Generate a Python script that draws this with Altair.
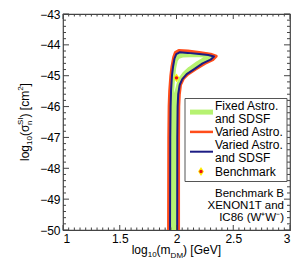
import altair as alt
import pandas as pd
import numpy as np

# ---------------- data ----------------
# Fixed Astro. and SDSF (light green band)
fixed_x = [1.952, 1.953, 1.955, 1.958, 1.965, 1.975, 1.990, 2.010, 2.050, 2.120, 2.200, 2.270,
           2.300, 2.260, 2.190, 2.120, 2.070, 2.040, 2.020, 2.000, 1.995, 1.992, 1.991]
fixed_y = [-50.0, -47.0, -46.0, -45.5, -45.1, -44.75, -44.5, -44.38, -44.33, -44.32, -44.32, -44.33,
           -44.36, -44.45, -44.60, -44.78, -44.95, -45.10, -45.30, -45.60, -46.0, -47.0, -50.0]

# Varied Astro. (orange-red)
varied_x = [1.930, 1.932, 1.935, 1.940, 1.950, 1.960, 1.975, 1.990, 2.020, 2.100, 2.200, 2.300,
            2.350, 2.320, 2.250, 2.170, 2.100, 2.060, 2.035, 2.025, 2.020, 2.018, 2.018]
varied_y = [-50.0, -47.0, -46.0, -45.5, -45.0, -44.7, -44.4, -44.25, -44.18, -44.20, -44.25, -44.30,
            -44.37, -44.48, -44.60, -44.78, -44.95, -45.10, -45.30, -45.60, -46.0, -47.0, -50.0]

# Varied Astro. and SDSF (navy)
vsdsf_x = [1.943, 1.945, 1.948, 1.952, 1.960, 1.970, 1.982, 1.998, 2.030, 2.100, 2.200, 2.280,
           2.330, 2.300, 2.230, 2.160, 2.090, 2.050, 2.028, 2.015, 2.010, 2.007, 2.006]
vsdsf_y = [-50.0, -47.0, -46.0, -45.5, -45.0, -44.7, -44.45, -44.30, -44.24, -44.26, -44.30, -44.33,
           -44.38, -44.48, -44.60, -44.78, -44.95, -45.12, -45.30, -45.60, -46.0, -47.0, -50.0]

bench_x = [2.0]
bench_y = [-45.07]

x_ticks = [1, 1.5, 2, 2.5, 3]
y_ticks = [-43, -44, -45, -46, -47, -48, -49, -50]

legend_labels = ["Fixed Astro.", "and SDSF", "Varied Astro.", "Varied Astro.", "and SDSF", "Benchmark"]
note_lines = ["Benchmark B", "XENON1T and", "IC86 (W\u207aW\u207b)"]

GREEN = "#b6f271"
ORANGE = "#ff4d1a"
NAVY = "#1c1c84"
FRAME = "#444444"
FONT = "Liberation Sans"

W, H = 227, 216

xs = alt.Scale(domain=[1, 3], nice=False, zero=False)
ys = alt.Scale(domain=[-50, -43], nice=False, zero=False)

XAX = alt.Axis(values=x_ticks, format="~g", title=None, ticks=False, domain=False, grid=False,
               labelPadding=3, labelFontSize=12, labelFont=FONT, labelColor="black")
YAX = alt.Axis(values=y_ticks, format="d", title=None, ticks=False, domain=False, grid=False,
               labelPadding=3, labelFontSize=12, labelFont=FONT, labelColor="black")


def X(f):
    return alt.X(f, scale=xs, axis=XAX)


def Y(f):
    return alt.Y(f, scale=ys, axis=YAX)


def series_df(xv, yv):
    return pd.DataFrame({"x": xv, "y": yv, "i": list(range(len(xv)))})


def contour(xv, yv, color, width):
    return alt.Chart(series_df(xv, yv)).mark_line(
        color=color, strokeWidth=width, strokeJoin="round", strokeCap="butt"
    ).encode(x=X("x:Q"), y=Y("y:Q"), order=alt.Order("i:Q"))


one = alt.Data(values=[{"a": 1}])


def txt(text, x, y, size=12, align="left", baseline="alphabetic", angle=0):
    kw = dict(text=text, align=align, baseline=baseline, fontSize=size, font=FONT, color="black")
    if angle:
        kw["angle"] = angle
    return alt.Chart(one).mark_text(**kw).encode(x=alt.value(x), y=alt.value(y))


x_minor = [float(v) for v in np.round(np.arange(1.0, 3.0001, 0.05), 2) if v not in x_ticks]
y_minor = [float(v) for v in np.round(np.arange(-50.0, -42.9999, 0.2), 1) if v not in y_ticks]


def tick_layer(values, orient, length):
    df = pd.DataFrame({"v": values})
    m = alt.Chart(df).mark_rule(color=FRAME, strokeWidth=1)
    if orient == "bottom":
        return m.encode(x=X("v:Q"), y=alt.value(H), y2=alt.value(H - length))
    if orient == "top":
        return m.encode(x=X("v:Q"), y=alt.value(0), y2=alt.value(length))
    if orient == "left":
        return m.encode(y=Y("v:Q"), x=alt.value(0), x2=alt.value(length))
    return m.encode(y=Y("v:Q"), x=alt.value(W), x2=alt.value(W - length))


ticks = []
for o in ["bottom", "top"]:
    ticks.append(tick_layer(x_ticks, o, 5))
    ticks.append(tick_layer(x_minor, o, 2.5))
for o in ["left", "right"]:
    ticks.append(tick_layer(y_ticks, o, 6))
    ticks.append(tick_layer(y_minor, o, 3))

diamond = "M0,-1L0.65,0L0,1L-0.65,0Z"

bench_df = pd.DataFrame({"x": bench_x, "y": bench_y})
bench_d = alt.Chart(bench_df).mark_point(shape=diamond, filled=True, color="#ffee00", size=80, opacity=1).encode(
    x=X("x:Q"), y=Y("y:Q"))
bench_c = alt.Chart(bench_df).mark_point(shape="circle", filled=True, color="#e8101a", size=12, opacity=1).encode(
    x=X("x:Q"), y=Y("y:Q"))

# legend
leg_box = alt.Chart(one).mark_rect(fill="white", stroke="#555555", strokeWidth=1).encode(
    x=alt.value(122), x2=alt.value(224), y=alt.value(84.5), y2=alt.value(167.5))


def leg_line(y, color, width):
    return alt.Chart(one).mark_rule(color=color, strokeWidth=width).encode(
        x=alt.value(127), x2=alt.value(150), y=alt.value(y))


LY = [91.5, 104.7, 117.9, 131.1, 144.3, 157.5]
leg_items = [leg_box,
             leg_line(98.1, GREEN, 5), leg_line(117.9, ORANGE, 2.5), leg_line(137.7, NAVY, 2),
             alt.Chart(one).mark_point(shape=diamond, filled=True, color="#ffee00", size=80, opacity=1).encode(
                 x=alt.value(138), y=alt.value(LY[5])),
             alt.Chart(one).mark_point(shape="circle", filled=True, color="#e8101a", size=12, opacity=1).encode(
                 x=alt.value(138), y=alt.value(LY[5]))]
for lab, yy in zip(legend_labels, LY):
    leg_items.append(txt(lab, 152, yy, baseline="middle"))

notes = [txt(t, 221, yy, size=11.5, align="right", baseline="middle")
         for t, yy in zip(note_lines, [180, 192, 204])]

# axis titles with sub/superscripts
TB = 240
xt = [txt("log", 68.7, TB), txt("10", 84.7, TB + 3, size=8), txt("(m", 93.6, TB),
      txt("DM", 107.6, TB + 3.5, size=8), txt(") [GeV]", 120.0, TB)]
yt = [txt("log", -34, 147, angle=270), txt("10", -31, 131, size=8, angle=270),
      txt("(\u03c3", -34, 122.1, angle=270), txt("n", -31, 111.1, size=8, angle=270),
      txt("SI", -40, 111.1, size=8, angle=270), txt(") [cm", -34, 103.5, angle=270),
      txt("2", -40, 76.8, size=8, angle=270), txt("]", -34, 72.4, angle=270)]

layers = [contour(fixed_x, fixed_y, GREEN, 5),
          contour(varied_x, varied_y, ORANGE, 3),
          contour(vsdsf_x, vsdsf_y, NAVY, 2),
          bench_d, bench_c] + ticks + leg_items + notes + xt + yt

chart = alt.layer(*layers).properties(
    width=W, height=H,
    autosize=alt.AutoSizeParams(type="none"),
    padding={"left": 55, "top": 6, "right": 1, "bottom": 28},
).configure_view(stroke=FRAME, strokeWidth=1.2)

chart.save("out.html", embed_options={"renderer": "svg", "actions": False})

__________

AIM OF THE TASK: Return, unchanged, the lines from the first line of the material through the line that holds "ys = alt.Scale(domain=[-50, -43], nice=False, zero=False)", inclusive, omitting pictures.

WRITTEN RESPONSE:
Generate a Python script that draws this with Altair.
import altair as alt
import pandas as pd
import numpy as np

# ---------------- data ----------------
# Fixed Astro. and SDSF (light green band)
fixed_x = [1.952, 1.953, 1.955, 1.958, 1.965, 1.975, 1.990, 2.010, 2.050, 2.120, 2.200, 2.270,
           2.300, 2.260, 2.190, 2.120, 2.070, 2.040, 2.020, 2.000, 1.995, 1.992, 1.991]
fixed_y = [-50.0, -47.0, -46.0, -45.5, -45.1, -44.75, -44.5, -44.38, -44.33, -44.32, -44.32, -44.33,
           -44.36, -44.45, -44.60, -44.78, -44.95, -45.10, -45.30, -45.60, -46.0, -47.0, -50.0]

# Varied Astro. (orange-red)
varied_x = [1.930, 1.932, 1.935, 1.940, 1.950, 1.960, 1.975, 1.990, 2.020, 2.100, 2.200, 2.300,
            2.350, 2.320, 2.250, 2.170, 2.100, 2.060, 2.035, 2.025, 2.020, 2.018, 2.018]
varied_y = [-50.0, -47.0, -46.0, -45.5, -45.0, -44.7, -44.4, -44.25, -44.18, -44.20, -44.25, -44.30,
            -44.37, -44.48, -44.60, -44.78, -44.95, -45.10, -45.30, -45.60, -46.0, -47.0, -50.0]

# Varied Astro. and SDSF (navy)
vsdsf_x = [1.943, 1.945, 1.948, 1.952, 1.960, 1.970, 1.982, 1.998, 2.030, 2.100, 2.200, 2.280,
           2.330, 2.300, 2.230, 2.160, 2.090, 2.050, 2.028, 2.015, 2.010, 2.007, 2.006]
vsdsf_y = [-50.0, -47.0, -46.0, -45.5, -45.0, -44.7, -44.45, -44.30, -44.24, -44.26, -44.30, -44.33,
           -44.38, -44.48, -44.60, -44.78, -44.95, -45.12, -45.30, -45.60, -46.0, -47.0, -50.0]

bench_x = [2.0]
bench_y = [-45.07]

x_ticks = [1, 1.5, 2, 2.5, 3]
y_ticks = [-43, -44, -45, -46, -47, -48, -49, -50]

legend_labels = ["Fixed Astro.", "and SDSF", "Varied Astro.", "Varied Astro.", "and SDSF", "Benchmark"]
note_lines = ["Benchmark B", "XENON1T and", "IC86 (W\u207aW\u207b)"]

GREEN = "#b6f271"
ORANGE = "#ff4d1a"
NAVY = "#1c1c84"
FRAME = "#444444"
FONT = "Liberation Sans"

W, H = 227, 216

xs = alt.Scale(domain=[1, 3], nice=False, zero=False)
ys = alt.Scale(domain=[-50, -43], nice=False, zero=False)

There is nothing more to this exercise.